= Task details =
Output every line of the material exactly, omitting images.

━━━━━━━━━━━━━━━━

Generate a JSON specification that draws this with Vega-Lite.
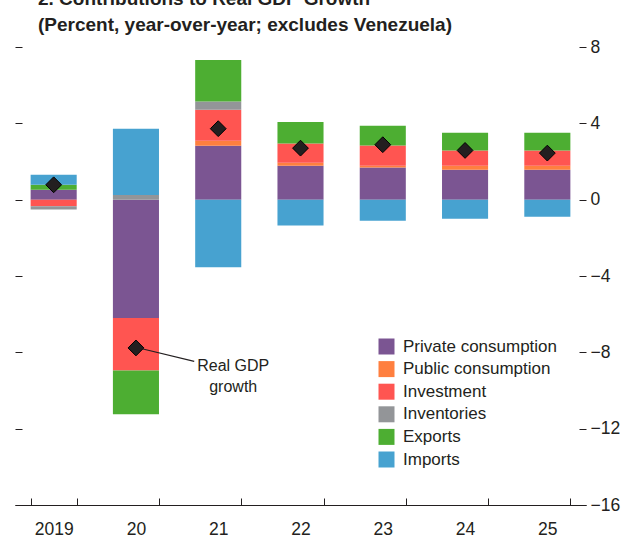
{
  "$schema": "https://vega.github.io/schema/vega-lite/v6.json",
  "width": 571,
  "height": 458,
  "autosize": {"type": "none"},
  "padding": {"left": 15, "top": 47, "right": 37, "bottom": 33},
  "background": "white",
  "title": {
    "text": "2. Contributions to Real GDP Growth",
    "subtitle": "(Percent, year-over-year; excludes Venezuela)",
    "anchor": "start",
    "frame": "group",
    "dx": 23,
    "font": "Liberation Sans",
    "fontWeight": "bold",
    "fontSize": 19,
    "color": "#231F20",
    "subtitleFont": "Liberation Sans",
    "subtitleFontWeight": "bold",
    "subtitleFontSize": 19,
    "subtitleColor": "#231F20",
    "subtitlePadding": 7,
    "offset": 3
  },
  "config": {
    "view": {"stroke": null},
    "font": "Liberation Sans",
    "axis": {
      "labelFont": "Liberation Sans",
      "labelFontSize": 17.5,
      "labelColor": "#231F20",
      "tickColor": "#231F20",
      "grid": false,
      "title": null
    }
  },
  "datasets": {
    "contrib": [
      {"year": "2019", "component": "Private consumption", "k": 1, "value": 0.52},
      {"year": "2019", "component": "Investment", "k": 3, "value": -0.35},
      {"year": "2019", "component": "Inventories", "k": 4, "value": -0.17},
      {"year": "2019", "component": "Exports", "k": 5, "value": 0.26},
      {"year": "2019", "component": "Imports", "k": 6, "value": 0.52},
      {"year": "20", "component": "Private consumption", "k": 1, "value": -6.2},
      {"year": "20", "component": "Investment", "k": 3, "value": -2.75},
      {"year": "20", "component": "Inventories", "k": 4, "value": 0.25},
      {"year": "20", "component": "Exports", "k": 5, "value": -2.3},
      {"year": "20", "component": "Imports", "k": 6, "value": 3.46},
      {"year": "21", "component": "Private consumption", "k": 1, "value": 2.83},
      {"year": "21", "component": "Public consumption", "k": 2, "value": 0.26},
      {"year": "21", "component": "Investment", "k": 3, "value": 1.62},
      {"year": "21", "component": "Inventories", "k": 4, "value": 0.43},
      {"year": "21", "component": "Exports", "k": 5, "value": 2.18},
      {"year": "21", "component": "Imports", "k": 6, "value": -3.54},
      {"year": "22", "component": "Private consumption", "k": 1, "value": 1.78},
      {"year": "22", "component": "Public consumption", "k": 2, "value": 0.16},
      {"year": "22", "component": "Investment", "k": 3, "value": 1.0},
      {"year": "22", "component": "Exports", "k": 5, "value": 1.13},
      {"year": "22", "component": "Imports", "k": 6, "value": -1.36},
      {"year": "23", "component": "Private consumption", "k": 1, "value": 1.68},
      {"year": "23", "component": "Public consumption", "k": 2, "value": 0.1},
      {"year": "23", "component": "Investment", "k": 3, "value": 1.06},
      {"year": "23", "component": "Exports", "k": 5, "value": 1.03},
      {"year": "23", "component": "Imports", "k": 6, "value": -1.1},
      {"year": "24", "component": "Private consumption", "k": 1, "value": 1.57},
      {"year": "24", "component": "Public consumption", "k": 2, "value": 0.21},
      {"year": "24", "component": "Investment", "k": 3, "value": 0.79},
      {"year": "24", "component": "Exports", "k": 5, "value": 0.94},
      {"year": "24", "component": "Imports", "k": 6, "value": -1.0},
      {"year": "25", "component": "Private consumption", "k": 1, "value": 1.57},
      {"year": "25", "component": "Public consumption", "k": 2, "value": 0.21},
      {"year": "25", "component": "Investment", "k": 3, "value": 0.79},
      {"year": "25", "component": "Exports", "k": 5, "value": 0.94},
      {"year": "25", "component": "Imports", "k": 6, "value": -0.89}
    ],
    "gdp": [
      {"year": "2019", "gdp": 0.78},
      {"year": "20", "gdp": -7.77},
      {"year": "21", "gdp": 3.72},
      {"year": "22", "gdp": 2.7},
      {"year": "23", "gdp": 2.88},
      {"year": "24", "gdp": 2.58},
      {"year": "25", "gdp": 2.44}
    ],
    "connector": [
      {"from": "20", "to": "21", "y1": -7.8, "y2": -8.47}
    ],
    "note": [
      {"year": "21", "y": -8.97, "label": "Real GDP\ngrowth"}
    ]
  },
  "layer": [
    {
      "data": {"name": "contrib"},
      "mark": {"type": "bar"},
      "encoding": {
        "x": {
          "field": "year",
          "type": "nominal",
          "sort": null,
          "scale": {"domain": ["2019", "20", "21", "22", "23", "24", "25"], "paddingInner": 0.44, "paddingOuter": 0.19},
          "axis": {
            "title": null,
            "domain": true,
            "domainColor": "#231F20",
            "domainWidth": 1,
            "tickBand": "extent",
            "tickSize": -7,
            "labelAngle": 0,
            "labelPadding": 22
          }
        },
        "y": {
          "field": "value",
          "type": "quantitative",
          "stack": "zero",
          "scale": {"domain": [-16, 8], "nice": false, "zero": false},
          "axis": {
            "orient": "right",
            "values": [8, 4, 0, -4, -8, -12, -16],
            "title": null,
            "domain": false,
            "tickSize": -7,
            "labelPadding": 11,
            "labelAlign": "left",
            "labelBaseline": "middle"
          }
        },
        "color": {
          "field": "component",
          "type": "nominal",
          "scale": {
            "domain": ["Private consumption", "Public consumption", "Investment", "Inventories", "Exports", "Imports"],
            "range": ["#7B5592", "#FF7F3F", "#FF5551", "#939598", "#4DAE32", "#47A2D0"]
          },
          "legend": {
            "title": null,
            "orient": "none",
            "legendX": 363,
            "legendY": 291,
            "symbolType": "square",
            "symbolSize": 256,
            "symbolStrokeWidth": 0,
            "labelFont": "Liberation Sans",
            "labelFontSize": 17,
            "labelColor": "#231F20",
            "labelOffset": 8,
            "labelLimit": 400,
            "rowPadding": 4.6
          }
        },
        "order": {"field": "k", "type": "quantitative"}
      }
    },
    {
      "mark": {"type": "rule", "color": "#4D4D4D", "strokeWidth": 1.5},
      "encoding": {"y": {"datum": 0, "type": "quantitative", "axis": null}}
    },
    {
      "data": {"name": "gdp"},
      "mark": {"type": "point", "shape": "diamond", "filled": true, "size": 250, "color": "#231F20", "stroke": "#000000", "strokeWidth": 1, "opacity": 1},
      "encoding": {
        "x": {"field": "year", "type": "nominal", "sort": null},
        "y": {
          "field": "gdp",
          "type": "quantitative",
          "scale": {"domain": [-16, 8], "nice": false, "zero": false},
          "axis": {
            "orient": "left",
            "values": [8, 4, 0, -4, -8, -12, -16],
            "title": null,
            "labels": false,
            "domain": false,
            "tickSize": -7
          }
        }
      }
    },
    {
      "data": {"name": "connector"},
      "mark": {"type": "rule", "color": "#231F20", "strokeWidth": 1.2, "xOffset": 5, "x2Offset": -24},
      "encoding": {
        "x": {"field": "from", "type": "nominal", "sort": null},
        "x2": {"field": "to"},
        "y": {"field": "y1", "type": "quantitative", "axis": null},
        "y2": {"field": "y2"}
      }
    },
    {
      "data": {"name": "note"},
      "mark": {"type": "text", "lineBreak": "\n", "align": "center", "baseline": "alphabetic", "dx": 15, "fontSize": 16, "lineHeight": 21, "color": "#231F20", "font": "Liberation Sans"},
      "encoding": {
        "x": {"field": "year", "type": "nominal", "sort": null},
        "y": {"field": "y", "type": "quantitative", "axis": null},
        "text": {"field": "label"}
      }
    }
  ],
  "resolve": {"axis": {"y": "independent"}}
}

━━━━━━━━━━━━━━━━

= Answer below =
Generate a JSON specification that draws this with Vega-Lite.
{
  "$schema": "https://vega.github.io/schema/vega-lite/v6.json",
  "width": 571,
  "height": 458,
  "autosize": {"type": "none"},
  "padding": {"left": 15, "top": 47, "right": 37, "bottom": 33},
  "background": "white",
  "title": {
    "text": "2. Contributions to Real GDP Growth",
    "subtitle": "(Percent, year-over-year; excludes Venezuela)",
    "anchor": "start",
    "frame": "group",
    "dx": 23,
    "font": "Liberation Sans",
    "fontWeight": "bold",
    "fontSize": 19,
    "color": "#231F20",
    "subtitleFont": "Liberation Sans",
    "subtitleFontWeight": "bold",
    "subtitleFontSize": 19,
    "subtitleColor": "#231F20",
    "subtitlePadding": 7,
    "offset": 3
  },
  "config": {
    "view": {"stroke": null},
    "font": "Liberation Sans",
    "axis": {
      "labelFont": "Liberation Sans",
      "labelFontSize": 17.5,
      "labelColor": "#231F20",
      "tickColor": "#231F20",
      "grid": false,
      "title": null
    }
  },
  "datasets": {
    "contrib": [
      {"year": "2019", "component": "Private consumption", "k": 1, "value": 0.52},
      {"year": "2019", "component": "Investment", "k": 3, "value": -0.35},
      {"year": "2019", "component": "Inventories", "k": 4, "value": -0.17},
      {"year": "2019", "component": "Exports", "k": 5, "value": 0.26},
      {"year": "2019", "component": "Imports", "k": 6, "value": 0.52},
      {"year": "20", "component": "Private consumption", "k": 1, "value": -6.2},
      {"year": "20", "component": "Investment", "k": 3, "value": -2.75},
      {"year": "20", "component": "Inventories", "k": 4, "value": 0.25},
      {"year": "20", "component": "Exports", "k": 5, "value": -2.3},
      {"year": "20", "component": "Imports", "k": 6, "value": 3.46},
      {"year": "21", "component": "Private consumption", "k": 1, "value": 2.83},
      {"year": "21", "component": "Public consumption", "k": 2, "value": 0.26},
      {"year": "21", "component": "Investment", "k": 3, "value": 1.62},
      {"year": "21", "component": "Inventories", "k": 4, "value": 0.43},
      {"year": "21", "component": "Exports", "k": 5, "value": 2.18},
      {"year": "21", "component": "Imports", "k": 6, "value": -3.54},
      {"year": "22", "component": "Private consumption", "k": 1, "value": 1.78},
      {"year": "22", "component": "Public consumption", "k": 2, "value": 0.16},
      {"year": "22", "component": "Investment", "k": 3, "value": 1.0},
      {"year": "22", "component": "Exports", "k": 5, "value": 1.13},
      {"year": "22", "component": "Imports", "k": 6, "value": -1.36},
      {"year": "23", "component": "Private consumption", "k": 1, "value": 1.68},
      {"year": "23", "component": "Public consumption", "k": 2, "value": 0.1},
      {"year": "23", "component": "Investment", "k": 3, "value": 1.06},
      {"year": "23", "component": "Exports", "k": 5, "value": 1.03},
      {"year": "23", "component": "Imports", "k": 6, "value": -1.1},
      {"year": "24", "component": "Private consumption", "k": 1, "value": 1.57},
      {"year": "24", "component": "Public consumption", "k": 2, "value": 0.21},
      {"year": "24", "component": "Investment", "k": 3, "value": 0.79},
      {"year": "24", "component": "Exports", "k": 5, "value": 0.94},
      {"year": "24", "component": "Imports", "k": 6, "value": -1.0},
      {"year": "25", "component": "Private consumption", "k": 1, "value": 1.57},
      {"year": "25", "component": "Public consumption", "k": 2, "value": 0.21},
      {"year": "25", "component": "Investment", "k": 3, "value": 0.79},
      {"year": "25", "component": "Exports", "k": 5, "value": 0.94},
      {"year": "25", "component": "Imports", "k": 6, "value": -0.89}
    ],
    "gdp": [
      {"year": "2019", "gdp": 0.78},
      {"year": "20", "gdp": -7.77},
      {"year": "21", "gdp": 3.72},
      {"year": "22", "gdp": 2.7},
      {"year": "23", "gdp": 2.88},
      {"year": "24", "gdp": 2.58},
      {"year": "25", "gdp": 2.44}
    ],
    "connector": [
      {"from": "20", "to": "21", "y1": -7.8, "y2": -8.47}
    ],
    "note": [
      {"year": "21", "y": -8.97, "label": "Real GDP\ngrowth"}
    ]
  },
  "layer": [
    {
      "data": {"name": "contrib"},
      "mark": {"type": "bar"},
      "encoding": {
        "x": {
          "field": "year",
          "type": "nominal",
          "sort": null,
          "scale": {"domain": ["2019", "20", "21", "22", "23", "24", "25"], "paddingInner": 0.44, "paddingOuter": 0.19},
          "axis": {
            "title": null,
            "domain": true,
            "domainColor": "#231F20",
            "domainWidth": 1,
            "tickBand": "extent",
            "tickSize": -7,
            "labelAngle": 0,
            "labelPadding": 22
          }
        },
        "y": {
          "field": "value",
          "type": "quantitative",
          "stack": "zero",
          "scale": {"domain": [-16, 8], "nice": false, "zero": false},
          "axis": {
            "orient": "right",
            "values": [8, 4, 0, -4, -8, -12, -16],
            "title": null,
            "domain": false,
            "tickSize": -7,
            "labelPadding": 11,
            "labelAlign": "left",
            "labelBaseline": "middle"
          }
        },
        "color": {
          "field": "component",
          "type": "nominal",
          "scale": {
            "domain": ["Private consumption", "Public consumption", "Investment", "Inventories", "Exports", "Imports"],
            "range": ["#7B5592", "#FF7F3F", "#FF5551", "#939598", "#4DAE32", "#47A2D0"]
          },
          "legend": {
            "title": null,
            "orient": "none",
            "legendX": 363,
            "legendY": 291,
            "symbolType": "square",
            "symbolSize": 256,
            "symbolStrokeWidth": 0,
            "labelFont": "Liberation Sans",
            "labelFontSize": 17,
            "labelColor": "#231F20",
            "labelOffset": 8,
            "labelLimit": 400,
            "rowPadding": 4.6
          }
        },
        "order": {"field": "k", "type": "quantitative"}
      }
    },
    {
      "mark": {"type": "rule", "color": "#4D4D4D", "strokeWidth": 1.5},
      "encoding": {"y": {"datum": 0, "type": "quantitative", "axis": null}}
    },
    {
      "data": {"name": "gdp"},
      "mark": {"type": "point", "shape": "diamond", "filled": true, "size": 250, "color": "#231F20", "stroke": "#000000", "strokeWidth": 1, "opacity": 1},
      "encoding": {
        "x": {"field": "year", "type": "nominal", "sort": null},
        "y": {
          "field": "gdp",
          "type": "quantitative",
          "scale": {"domain": [-16, 8], "nice": false, "zero": false},
          "axis": {
            "orient": "left",
            "values": [8, 4, 0, -4, -8, -12, -16],
            "title": null,
            "labels": false,
            "domain": false,
            "tickSize": -7
          }
        }
      }
    },
    {
      "data": {"name": "connector"},
      "mark": {"type": "rule", "color": "#231F20", "strokeWidth": 1.2, "xOffset": 5, "x2Offset": -24},
      "encoding": {
        "x": {"field": "from", "type": "nominal", "sort": null},
        "x2": {"field": "to"},
        "y": {"field": "y1", "type": "quantitative", "axis": null},
        "y2": {"field": "y2"}
      }
    },
    {
      "data": {"name": "note"},
      "mark": {"type": "text", "lineBreak": "\n", "align": "center", "baseline": "alphabetic", "dx": 15, "fontSize": 16, "lineHeight": 21, "color": "#231F20", "font": "Liberation Sans"},
      "encoding": {
        "x": {"field": "year", "type": "nominal", "sort": null},
        "y": {"field": "y", "type": "quantitative", "axis": null},
        "text": {"field": "label"}
      }
    }
  ],
  "resolve": {"axis": {"y": "independent"}}
}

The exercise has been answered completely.